Sobre una colina con jardines floridos, y rodeada por murallas medievales, Fuenterrabía presentaba un aspecto noble y lleno de gracia. Subieron por la calle principal entre dos filas de casas con balcones y miradores, en medio de una densa multitud que se apretujaba en la plaza principal, entre la iglesia de Santa María y el viejo palacio de Carlos V en el que se alojaba la novia. La compañía de la princesa, cuyo ilusorio incógnito fue desvelado muy pronto, les permitió instalarse en un buen lugar en una iglesia con altares sobrecargados de dorados. Pensando sin duda que todo aquello no bastaba, el aposentador de la corte, el pintor Diego Velázquez, había añadido tapices y grandes cuadros que representaban escenas piadosas. El olor del incienso era tan fuerte que Madame de Motteville estornudó en varias ocasiones, lo que le atrajo las miradas ceñudas de una nobleza que no dejó de sorprender a Sylvie, acostumbrada a los colores alegres con que se adornaba la corte francesa.
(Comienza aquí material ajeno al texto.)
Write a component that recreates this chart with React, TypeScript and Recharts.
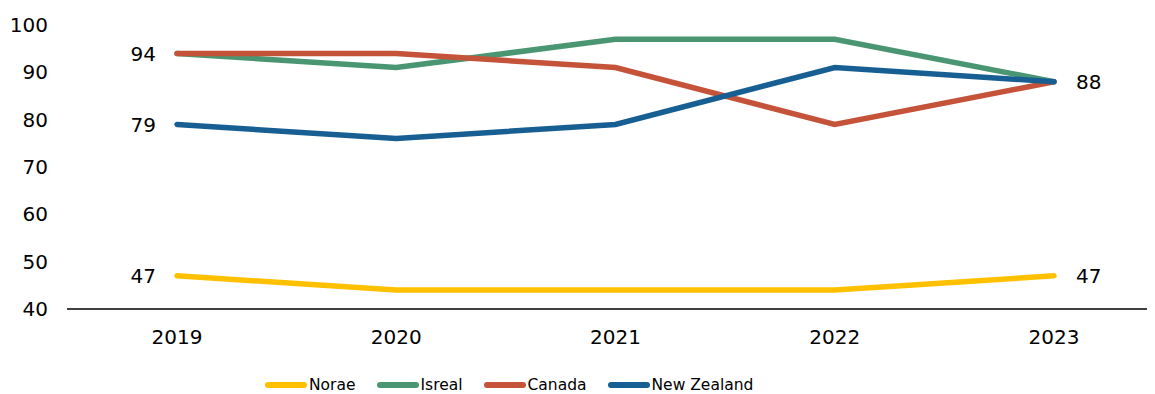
import React from "react";
import { LineChart, Line, XAxis, YAxis, Legend, LabelList } from "recharts";

const years = ["2019", "2020", "2021", "2022", "2023"];
const norae = [47, 44, 44, 44, 47];
const isreal = [94, 91, 97, 97, 88];
const canada = [94, 94, 91, 79, 88];
const newZealand = [79, 76, 79, 91, 88];
const yTicks = [40, 50, 60, 70, 80, 90, 100];

const seriesDefs = [
  { key: "Norae", color: "#FFC000" },
  { key: "Isreal", color: "#4A9672" },
  { key: "Canada", color: "#C5533A" },
  { key: "New Zealand", color: "#175F93" },
];

const data = years.map((y, i) => ({
  year: y,
  Norae: norae[i],
  Isreal: isreal[i],
  Canada: canada[i],
  "New Zealand": newZealand[i],
}));

const FONT = "'DejaVu Sans', sans-serif";

const makeLabel = (indices: number[]) => (props: any) => {
  const { x, y, value, index } = props;
  if (!indices.includes(index)) return null;
  const isFirst = index === 0;
  return (
    <text
      x={isFirst ? x - 21 : x + 22}
      y={y}
      dy="0.36em"
      textAnchor={isFirst ? "end" : "start"}
      fontSize={20}
      fontFamily={FONT}
      fill="#000"
    >
      {value}
    </text>
  );
};

const renderLegend = () => (
  <div
    style={{
      display: "flex",
      justifyContent: "flex-start",
      paddingLeft: 257,
      height: 18,
      alignItems: "center",
      fontFamily: FONT,
      fontSize: 15.5,
      color: "#000",
    }}
  >
    {seriesDefs.map((s) => (
      <div key={s.key} style={{ display: "flex", alignItems: "center", marginRight: 21 }}>
        <svg width={42} height={8} style={{ marginRight: 2 }}>
          <line x1={3} y1={4} x2={39} y2={4} stroke={s.color} strokeWidth={6} strokeLinecap="round" />
        </svg>
        <span>{s.key}</span>
      </div>
    ))}
  </div>
);

export default function App() {
  return (
    <div style={{ width: 1147, height: 386, overflow: "visible" }}>
      <LineChart
        width={1147}
        height={386}
        data={data}
        margin={{ top: 17, right: 0, bottom: 0, left: 0 }}
        style={{ background: "#fff", overflow: "visible" }}
      >
        <XAxis
          dataKey="year"
          height={67}
          padding={{ left: 110, right: 101 }}
          tickLine={false}
          tickSize={0}
          tickMargin={21}
          axisLine={{ stroke: "#000", strokeWidth: 1.5 }}
          tick={{ fill: "#000", fontSize: 20, fontFamily: FONT }}
        />
        <YAxis
          width={59}
          domain={[40, 100]}
          ticks={yTicks}
          axisLine={false}
          tickLine={false}
          tickSize={0}
          tickMargin={19}
          tick={{ fill: "#000", fontSize: 20, fontFamily: FONT }}
        />
        <Legend verticalAlign="bottom" height={18} content={renderLegend} />
        <Line dataKey="Norae" stroke="#FFC000" strokeWidth={5.5} dot={false} strokeLinecap="round" isAnimationActive={false}>
          <LabelList dataKey="Norae" content={makeLabel([0, 4])} />
        </Line>
        <Line dataKey="Isreal" stroke="#4A9672" strokeWidth={5.5} dot={false} strokeLinecap="round" isAnimationActive={false} />
        <Line dataKey="Canada" stroke="#C5533A" strokeWidth={5.5} dot={false} strokeLinecap="round" isAnimationActive={false}>
          <LabelList dataKey="Canada" content={makeLabel([0])} />
        </Line>
        <Line dataKey="New Zealand" stroke="#175F93" strokeWidth={5.5} dot={false} strokeLinecap="round" isAnimationActive={false}>
          <LabelList dataKey="New Zealand" content={makeLabel([0, 4])} />
        </Line>
      </LineChart>
    </div>
  );
}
Allí, casi todo el mundo iba vestido de negro, los hombres con jubones de otra época -algunos incluso llevaban aún los cuellos de las gorgueras almidonados-, y las mujeres con pesados ropajes de mangas colgantes. Ellas parecían llevar bajo las faldas unos grandes toneles achatados por delante y por detrás, que llamaban «guardainfantes» [8] y muy poca ropa blanca visible. En cambio, tanto ellos como ellas lucían enormes joyas de oro con grandes piedras preciosas incrustadas: el oro que los conquistadores enviaban desde América cargado en los galeones de la flota de Indias. Por su parte, los españoles miraban a las tres francesas con curiosidad pero sin hostilidad: el gran luto de Mademoiselle, el de Sylvie y el prudente color oscuro elegido por la confidente de la reina eran otros tantos puntos en su favor. De pie en el coro, don Luis de Haro, que negociaba desde hacía meses con Mazarino, se disponía a asumir la representación del rey de Francia.
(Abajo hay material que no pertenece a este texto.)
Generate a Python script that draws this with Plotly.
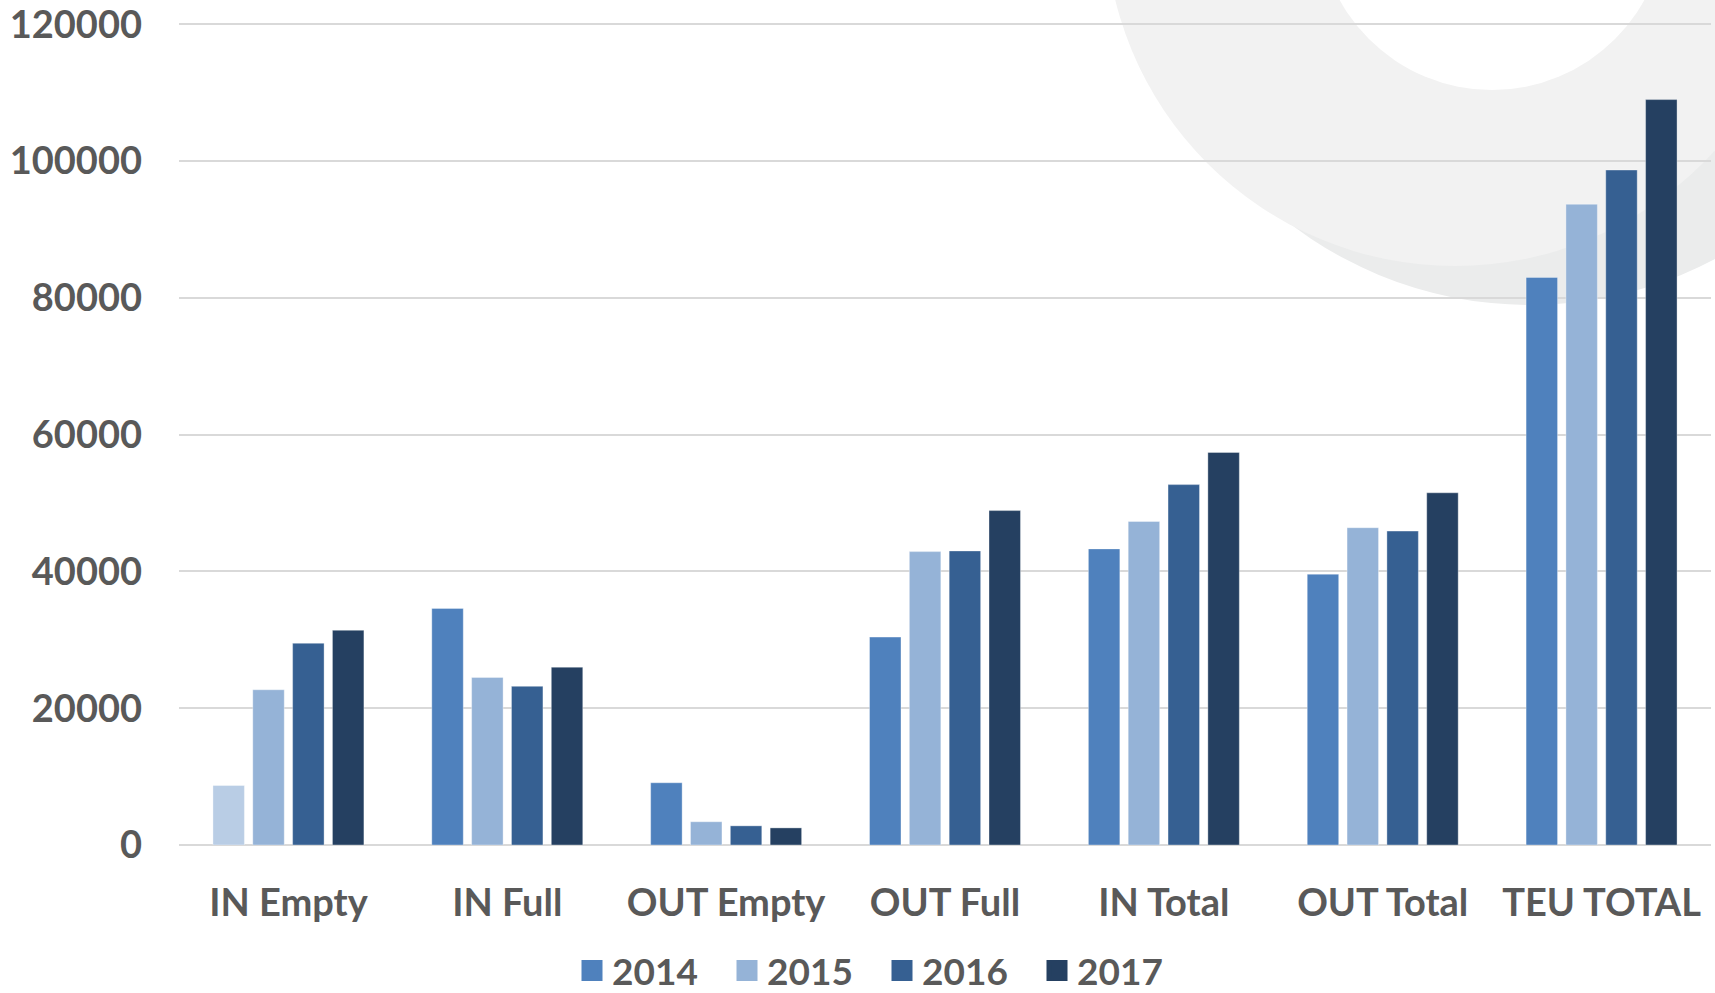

Finalmente, conducida por la mano izquierda de su padre, apareció la infanta y todas las miradas se volvieron hacia ella.
Al lado del rey Felipe IV, vestido de gris y plata y luciendo en el sombrero un gran diamante, el Espejo de Portugal, además de la Peregrina, la mayor perla conocida, María Teresa parecía curiosamente apagada. Su vestido era de simple lana blanca con bordados de plata del mismo tono, y su magnífico cabello rubio peinado en bandas a ambos lados de las orejas apenas se veía, cubierto por una especie de bonete blanco que la afeaba. A pesar de ello estaba encantadora con su tez luminosa, su bonita boca redondeaba y sus magníficos ojos azules, dulces y brillantes. Por desgracia, era de escasa estatura y tenía feos los dientes.
— ¡Qué lástima que no sea un poco más alta! -susurró Madame de Motteville-. Creo que de todas formas el rey estará contento…
— Le pondrán tacones -respondió Mademoiselle en el mismo tono-. Además, él tampoco es tan alto… ¡Estaría bueno que se hiciera el difícil!
Después ya no vieron nada, porque el rey y su hija habían pasado detrás de una especie de cortina de terciopelo abierta únicamente del lado del altar, en el que oficiaba el obispo de Pamplona.